The family settled on what is now Woodhill Road, but
called Newburgh Street in early days. It ran from Doan’s
Corners to Mr. Williams’ mills.
Mr. and Mrs. Williams brought five little children with them
from Norwich, Conn. The eldest was only twelve years of
age, the youngest but two. They were:
Frederick
Granger Williams, unmarried
while living here, joined the Mormons in Utah.
William Wheeler Williams, Jr.,
m. 1st, Lavina Dibble;
2nd, Nancy Sherman, daughter of
Ephraim and REmember Cook Sherman. |
|
Joseph
Williams,
unmarried. In Capt. Murray's
Company, War of 1812.
Martha Williams,
m. Elijah Peet.
Mary Williams,
m. Amos Cahoon, pioneer of Rockport, Ohio. |
W. W.
Williams, Jr., was always designated as Capt. Williams.
All the Williams family bearing the name and
descended from W. W. Williams, Sr., are grandchildren of
Capt. Williams.
Mary Williams Cahoon
had three children: Martha, Joseph, and Hiram
Cahoon. The Misses Cahoon of “Rose Hill”
are grandchildren of Mary Williams, and reside in the
pioneer homestead.
There is in possession of some of the descendants of
W. W. Williams, Sr., valuable souvenirs of his brother,
Gen. Joseph Williams, of Revolutionary fame. They are
gold buttons bearing his initials, which were cut from a
military coat he wore, and an elegant snuff-box that had been
presented to him from admiring friends. The Williams
family Bible, brought from Norwich, Conn., is also
preserved and held by a great granddaughter.

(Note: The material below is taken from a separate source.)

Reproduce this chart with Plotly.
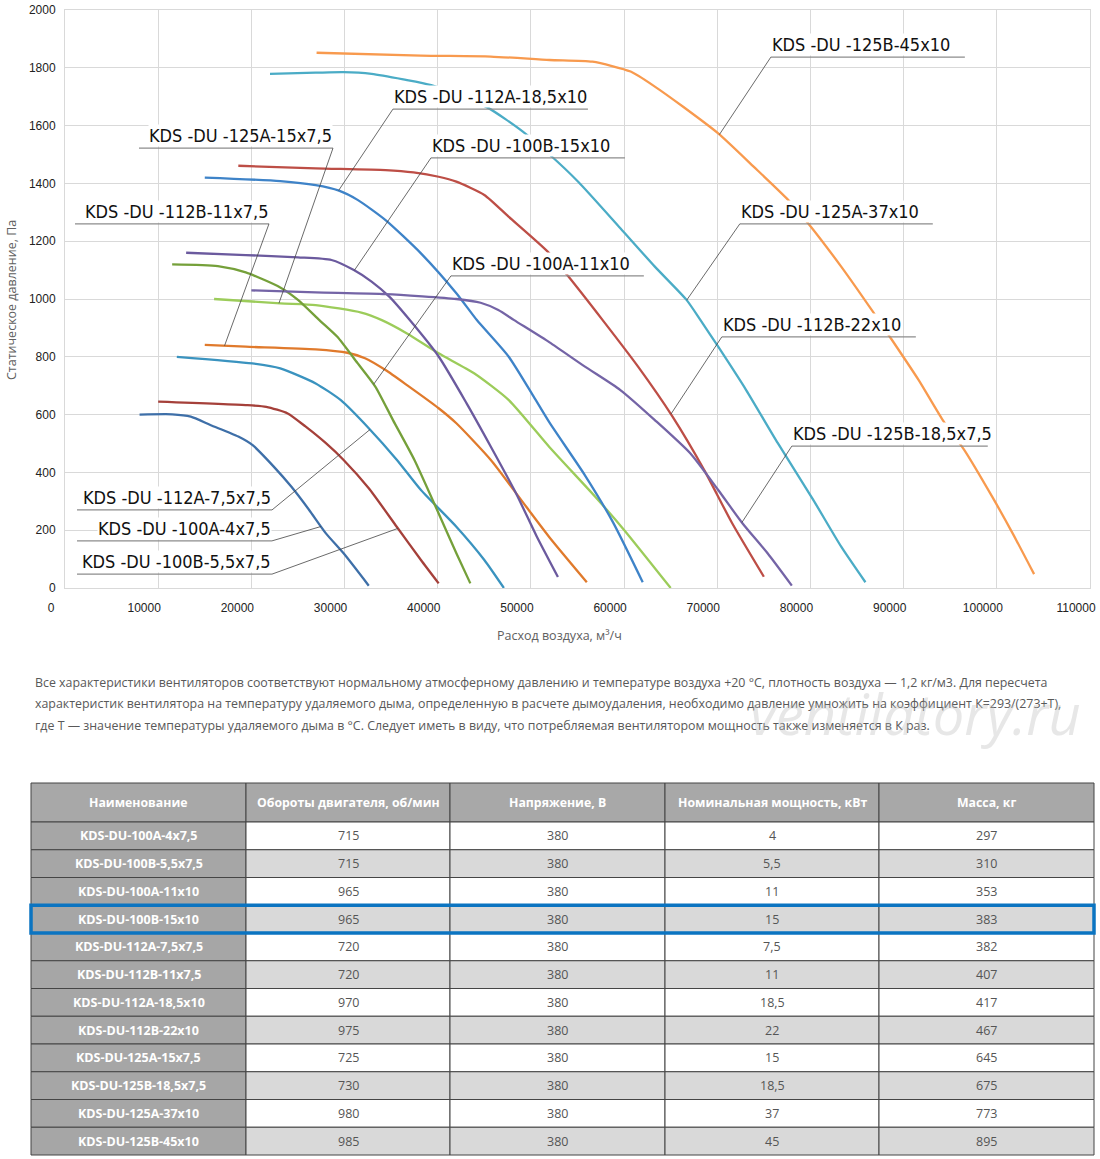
import numpy as np
import plotly.graph_objects as go

# --- fan curves: airflow (m3/h) vs static pressure (Pa) ---
q_100a_4 = [8000, 11500, 13500, 15600, 18600, 20100, 22400, 24300, 26200, 28000, 29900, 32600]
p_100a_4 = [600, 601, 593, 564, 524, 495, 420, 350, 270, 189, 120, 8]

q_100b_55 = [10000, 19400, 21600, 23900, 25800, 28000, 29900, 32600, 35600, 38200, 40100]
p_100b_55 = [645, 633, 627, 604, 559, 501, 443, 345, 212, 97, 16]

q_112a_75 = [12000, 20100, 23100, 26900, 29600, 32600, 35600, 38200, 42000, 45000, 47100]
p_112a_75 = [800, 777, 760, 708, 650, 553, 444, 339, 212, 97, 0]

q_112b_11 = [15000, 19400, 26900, 30300, 32200, 34400, 36700, 40100, 42000, 45700, 49500, 52000, 56000]
p_112b_11 = [841, 835, 826, 814, 795, 754, 702, 622, 570, 443, 281, 175, 20]

q_125a_15 = [16000, 23100, 26900, 31800, 34000, 36700, 40100, 43900, 47600, 52000, 56900, 60000, 65000]
p_125a_15 = [1000, 985, 979, 953, 927, 881, 812, 743, 651, 487, 316, 201, 0]

q_100a_11 = [11500, 16400, 19400, 23100, 25000, 27300, 29200, 31400, 33300, 35200, 37500, 40100, 42000, 43500]
p_100a_11 = [1120, 1114, 1092, 1040, 997, 927, 870, 778, 697, 581, 443, 258, 120, 16]

q_100b_15 = [13000, 19400, 25000, 28600, 31000, 32900, 34800, 37000, 40100, 43100, 45700, 48400, 50600, 52900]
p_100b_15 = [1160, 1152, 1144, 1135, 1100, 1060, 1008, 927, 801, 639, 489, 328, 180, 38]

q_112a_185 = [15000, 23100, 26900, 29400, 31400, 34400, 38200, 42000, 44200, 47600, 50300, 52000, 55800, 58800, 62000]
p_112a_185 = [1420, 1408, 1394, 1375, 1343, 1273, 1158, 1020, 927, 801, 662, 572, 390, 228, 20]

q_112b_22 = [18600, 26900, 34400, 37400, 40100, 42000, 45000, 47600, 51800, 53900, 57700, 61500, 65200, 68600, 71600, 75000]
p_112b_22 = [1461, 1452, 1446, 1438, 1423, 1406, 1360, 1285, 1164, 1083, 927, 766, 593, 408, 224, 39]

q_125b_185 = [20000, 26900, 34400, 42000, 44600, 46500, 48200, 52000, 55800, 59600, 63300, 67100, 70100, 72700, 75400, 78000]
p_125b_185 = [1030, 1023, 1017, 1000, 987, 962, 927, 850, 766, 685, 581, 466, 339, 224, 120, 8]

q_125a_37 = [22000, 26900, 29900, 32900, 36300, 39300, 45300, 49100, 52000, 55100, 59600, 63300, 66700, 68200,
             70100, 73100, 76500, 80300, 83300, 85900]
p_125a_37 = [1779, 1783, 1785, 1779, 1760, 1740, 1663, 1580, 1500, 1405, 1245, 1112, 997, 927,
             835, 685, 501, 305, 143, 20]

q_125b_45 = [27000, 38200, 45700, 52000, 56600, 60700, 63300, 66300, 70100, 73900, 77600, 79700, 83300, 86700,
             88400, 91600, 94200, 96500, 99500, 101700, 104000]
p_125b_45 = [1852, 1842, 1839, 1827, 1821, 1787, 1735, 1666, 1573, 1458, 1343, 1264, 1112, 956,
             875, 720, 581, 478, 316, 189, 48]

# name, flows, pressures, colour
curves = [
    ("KDS-DU-100A-4x7,5", q_100a_4, p_100a_4, "#3e6fa8"),
    ("KDS-DU-100B-5,5x7,5", q_100b_55, p_100b_55, "#a5403a"),
    ("KDS-DU-112A-7,5x7,5", q_112a_75, p_112a_75, "#3a93bf"),
    ("KDS-DU-112B-11x7,5", q_112b_11, p_112b_11, "#e07a2c"),
    ("KDS-DU-125A-15x7,5", q_125a_15, p_125a_15, "#9ccc5a"),
    ("KDS-DU-100A-11x10", q_100a_11, p_100a_11, "#75a03a"),
    ("KDS-DU-100B-15x10", q_100b_15, p_100b_15, "#6b5a9e"),
    ("KDS-DU-112A-18,5x10", q_112a_185, p_112a_185, "#3e83c8"),
    ("KDS-DU-112B-22x10", q_112b_22, p_112b_22, "#bd4e46"),
    ("KDS-DU-125B-18,5x7,5", q_125b_185, p_125b_185, "#7464a6"),
    ("KDS-DU-125A-37x10", q_125a_37, p_125a_37, "#4bacc6"),
    ("KDS-DU-125B-45x10", q_125b_45, p_125b_45, "#f89a4e"),
]

# callout labels: curve name, underline x0, x1, underline y, leader side, target flow on curve
callouts = [
    ("KDS-DU-125B-45x10", 75750, 96570, 1837, "left", 70230),
    ("KDS-DU-112A-18,5x10", 35190, 56120, 1657, "left", 29360),
    ("KDS-DU-125A-15x7,5", 7940, 28760, 1522, "right", 22960),
    ("KDS-DU-100B-15x10", 39270, 60090, 1488, "left", 31050),
    ("KDS-DU-112B-11x7,5", 1070, 21890, 1260, "right", 17120),
    ("KDS-DU-125A-37x10", 72420, 93130, 1260, "left", 66720),
    ("KDS-DU-100A-11x10", 41420, 62120, 1080, "left", 33120),
    ("KDS-DU-112B-22x10", 70490, 91310, 869, "left", 65020),
    ("KDS-DU-125B-18,5x7,5", 78000, 99030, 491, "left", 72640),
    ("KDS-DU-112A-7,5x7,5", 1290, 22210, 270, "right", 32730),
    ("KDS-DU-100A-4x7,5", 1290, 22210, 163, "right", 27470),
    ("KDS-DU-100B-5,5x7,5", 1290, 22210, 48, "right", 35730),
]

# --- table ---
tbl_header = ["Наименование", "Обороты двигателя, об/мин", "Напряжение, В", "Номинальная мощность, кВт", "Масса, кг"]
tbl_names = ["KDS-DU-100A-4x7,5", "KDS-DU-100B-5,5x7,5", "KDS-DU-100A-11x10", "KDS-DU-100B-15x10",
             "KDS-DU-112A-7,5x7,5", "KDS-DU-112B-11x7,5", "KDS-DU-112A-18,5x10", "KDS-DU-112B-22x10",
             "KDS-DU-125A-15x7,5", "KDS-DU-125B-18,5x7,5", "KDS-DU-125A-37x10", "KDS-DU-125B-45x10"]
tbl_rpm = [715, 715, 965, 965, 720, 720, 970, 975, 725, 730, 980, 985]
tbl_voltage = [380, 380, 380, 380, 380, 380, 380, 380, 380, 380, 380, 380]
tbl_power = ["4", "5,5", "11", "15", "7,5", "11", "18,5", "22", "15", "18,5", "37", "45"]
tbl_mass = [297, 310, 353, 383, 382, 407, 417, 467, 645, 675, 773, 895]
highlight_row = 3

note_lines = [
    "Все характеристики вентиляторов соответствуют нормальному атмосферному давлению и температуре воздуха +20 °С, плотность воздуха — 1,2 кг/м3. Для пересчета",
    "характеристик вентилятора на температуру удаляемого дыма, определенную в расчете дымоудаления, необходимо давление умножить на коэффициент К=293/(273+Т),",
    "где Т — значение температуры удаляемого дыма в °С. Следует иметь в виду, что потребляемая вентилятором мощность также изменяется в К раз.",
]

W, H = 1100, 1159


def px(x):
    return x / W


def py(y):
    return 1 - y / H


LABEL_FONT = "DejaVu Sans Condensed, Liberation Sans Narrow, Roboto, sans-serif"
TEXT_FONT = "Open Sans, Noto Sans, sans-serif"

fig = go.Figure()

for name, q, p, col in curves:
    fig.add_trace(go.Scatter(x=q, y=p, mode="lines", name=name,
                             line=dict(color=col, width=2.3, shape="spline", smoothing=0.6),
                             showlegend=False, hoverinfo="x+y+name"))

lookup = {c[0]: c for c in curves}
shapes = []
annotations = []
for name, x0, x1, uy, side, tq in callouts:
    _, q, p, _ = lookup[name]
    ty = float(np.interp(tq, q, p))
    sx = x0 if side == "left" else x1
    annotations.append(dict(
        x=sx, y=uy, xref="x", yref="y",
        xanchor=side, yanchor="bottom", yshift=1,
        text=name.replace("KDS-DU-", "KDS -DU -"), showarrow=False,
        font=dict(family=LABEL_FONT, size=18, color="#111111"),
        bgcolor="white", borderpad=0))
    shapes.append(dict(type="line", xref="x", yref="y", x0=x0, x1=x1, y0=uy, y1=uy,
                       line=dict(color="#8c8c8c", width=1.2), layer="above"))
    shapes.append(dict(type="line", xref="x", yref="y", x0=sx, y0=uy, x1=tq, y1=ty,
                       line=dict(color="#444444", width=0.8), layer="above"))


def note(x, y, text, size, color, **kw):
    opts = dict(x=px(x), y=py(y), xref="paper", yref="paper", text=text, showarrow=False,
                xanchor="center", yanchor="middle", font=dict(family=TEXT_FONT, size=size, color=color))
    opts.update(kw)
    annotations.append(opts)


# axis titles
note(12, 300, "Статическое давление, Па", 12.5, "#606060", textangle=-90)
note(560, 635, "Расход воздуха, м³/ч", 12.5, "#606060")

# note under the chart
for i, line in enumerate(note_lines):
    note(33, 682 + 21.5 * i, line, 12.4, "#595959", xanchor="left")

# watermark
note(915, 713, "<i>ventilatory.ru</i>", 56, "rgba(185,185,185,0.35)")

# table drawn as cells
col_x = [31, 246, 450, 665, 879, 1094]
head_top, head_bot, row_h = 783, 822, 27.75
border = dict(color="#454545", width=1)
columns = [tbl_names, tbl_rpm, tbl_voltage, tbl_power, tbl_mass]

for c, title in enumerate(tbl_header):
    shapes.append(dict(type="rect", xref="paper", yref="paper", layer="below",
                       x0=px(col_x[c]), x1=px(col_x[c + 1]), y0=py(head_top), y1=py(head_bot),
                       fillcolor="#a8a8a8", line=border))
    note((col_x[c] + col_x[c + 1]) / 2, (head_top + head_bot) / 2, "<b>%s</b>" % title, 12.3, "white")

for r in range(len(tbl_names)):
    top = head_bot + r * row_h
    band = "white" if r % 2 == 0 else "#d9d9d9"
    for c, col in enumerate(columns):
        fill = "#a6a6a6" if c == 0 else band
        shapes.append(dict(type="rect", xref="paper", yref="paper", layer="below",
                           x0=px(col_x[c]), x1=px(col_x[c + 1]), y0=py(top), y1=py(top + row_h),
                           fillcolor=fill, line=border))
        if c == 0:
            note((col_x[c] + col_x[c + 1]) / 2, top + row_h / 2, "<b>%s</b>" % col[r], 12.5, "white")
        else:
            note((col_x[c] + col_x[c + 1]) / 2, top + row_h / 2, str(col[r]), 12.5, "#555555")

row_top = head_bot + row_h * highlight_row
shapes.append(dict(type="rect", xref="paper", yref="paper",
                   x0=px(31), x1=px(1094), y0=py(row_top), y1=py(row_top + row_h),
                   line=dict(color="#0b74c1", width=3.5), layer="above"))

fig.update_layout(
    width=W, height=H,
    margin=dict(l=0, r=0, t=0, b=0),
    paper_bgcolor="white", plot_bgcolor="white",
    xaxis=dict(domain=[px(65), px(1090)], range=[0, 110000], dtick=10000, tickformat="d",
               showgrid=True, gridcolor="#d9d9d9", gridwidth=1, zeroline=False,
               showline=True, linecolor="#d9d9d9", mirror=True, ticks="",
               ticklabelstandoff=9, ticklabelshift=-14, ticklabeloverflow="allow",
               tickfont=dict(family="Liberation Sans, Arial, sans-serif", size=12, color="#222222"),
               automargin=False, fixedrange=True),
    yaxis=dict(domain=[py(588), py(10)], range=[0, 2000], dtick=200,
               showgrid=True, gridcolor="#d9d9d9", gridwidth=1, zeroline=False,
               showline=True, linecolor="#d9d9d9", mirror=True, ticks="",
               ticklabelstandoff=6, ticklabeloverflow="allow",
               tickfont=dict(family="Liberation Sans, Arial, sans-serif", size=12, color="#222222"),
               automargin=False, fixedrange=True),
    shapes=shapes,
    annotations=annotations,
)

# the page body has a default 8px margin; drop it so the figure fills the window exactly
fig.write_html("out.html", config={"displayModeBar": False},
               post_script="document.body.style.margin = '0';")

The grindstones lying in the Public Square in front of the Old Stone
Church were the first ones used in the grist-mill of William
Wheeler Williams, erected in 1799.
Children of W. W.
Williams, Jr., and Nancy Sherman
Williams:
Mary
Williams,
m. Josiah Hale.
Eunice Williams,
m. Spencer Warren.
James Williams,
m. Lydia Owen.
Ephraim Williams,
m. Mary Andrus |
|
Joseph
Williams,
m. Eunice Bennett.
George Williams,
m. Eunice B., widow of Joseph Williams.